人は多面体である~そうである自覚を持つことから~

「人は多面体であって、○○という肩書は一側面でしかない。」

 

そう教えて頂いたのは近くでお付き合いのある方からでした。その方は世間一般(この言葉も良く分かりませんが)で言う立派な肩書を持った方なのですが、そんなものはその人を表す一側面だと。確かにその方とはその肩書上でお付き合いしている訳ではなく、その方の自身が知っている側面をひっくるめてお付き合いしていると言えるかなと。

 

あなたにはどのような側面がありますか?側面とはあなたの一面であり、生活の中での役割、社会の中での役割、とにかくあなたを表す言葉です。自身にどのような側面があるか。ひょうきん、真面目、夫、男、35歳、名古屋人、ソーシャルワーカー、自転車好き、シェアハウス運営、経営、市民団体メンバー、不真面目、アホetc...

あなたがある環境に置かれた時に、あなたが担う役割にはありとあらゆるものがあります。ここを自覚し、社会から押し付けられている(とあなたが思い込んでいるのも含めて)言説は自分にとって一側面かもしれないと考え、次に行動できるかが、大事なのではないか。これが今日の結論です。ここで理解された方は以下は必要ないかもしれません。

 

では一例を挙げます。

ある精神病と言われる患者が居ます。病名は何でも良いですがうつ病としてみます。その方が具合が悪く病院やデイケア、はたまた福祉関連の施設に行っているとしましょう。もし本人が通院して通所する生活がほとんど全てであるのであれば、あなたは患者または利用者としての自分しかないのでしょうか。
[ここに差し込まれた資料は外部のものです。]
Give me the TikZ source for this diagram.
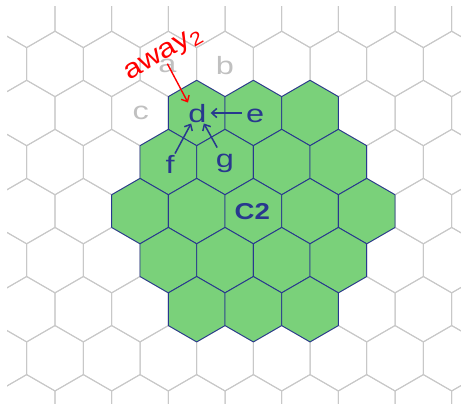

答えはNOです。なぜなら患者として利用者として役割を担っているのは生活のほんの一部であって、実家で両親と暮らしているのであれば、両親にとって息子(娘)であるでしょうし、コンビニに行けば客でしょうし、市民団体に所属すればメンバーになります。趣味のオンラインゲームをしていれば仮想空間で別の役割があるかもしれませんし、ネット上で定期的に発言や文章を書いていればブロガーかもしれません。その他いくらでも役割があるんです。

時々話をする方の中には上記の多面的な自分がいるはずなのですが、あたかも患者として、または利用者としての自分しかおらず、あるべく自分、いなければいけないと考える場所に居ない自分への苛立ち、葛藤を抱えている方が少なくないんです。でもそうした状況に、葛藤をなくすべく、例えば考え過ぎだとか理想の自分を捨て去るべきだと説法を試みても徒労に終わることは多いかなと。葛藤すること自体に否定をしてもそれはどうすることも出来ない。そうではなく多面的であることを思い出し、葛藤を生まない面がある(これは強みとも言い換えられるかもしれません)のを自覚する。

 

ただそこを自覚しただけで快復(何かしら葛藤や悩み、辛さがあっても社会で生活していくべく動けること)が出来るかと言うと、はなはだ疑問です。

そこで1つ優れたモデルがスウェーデンの学習サークルなんだろうなと考えます。一橋大学大学院の太田美幸さんの報告を読んでみると、スウェーデンの学習サークルとは、年齢問わず関心のあるサークル(団体)に所属し、そこで週に1度3時間程度の活動を続けていくものです。2012年には約28万のサークルが活動し、延べ175万人の方(複数団体に所属する方もあり)が利用していたとのことです。1000万人ほどの国で18%近くが年間に活動している。日本で言うと1億3000万人近くいるので2500万人くらいの人が活動していた。多分そんなに活発じゃあないだろうなと。

学習サークルは近くにある国が認めている学習サークル運営協会(10団体程)に問い合わせ、もし希望に近いサークルがあったら参加する。なければ立ち上げることも出来る。お金は団体でのリーダ的存在の方、講師、会場費は国が出すようです。手続きも簡便であると。25万サークルへ国が出したお金が250億円。その年のGDPが49兆円。0.5%くらいの割合になります。日本で言えば2.5兆円が使われていれば0.5%です。それだけのお金がスウェーデンでは学習サークル立ち上げと運営に使われているということです。そうした学習サークルをコミュニティが無ければ自分で立ち上げる。その支援を積極的に行う組織の必要性を最近感じています。

 

今日はまずはそこまでで、多面体であることを自覚すること。ここから始まることを改めて強調して終わりたいと思います。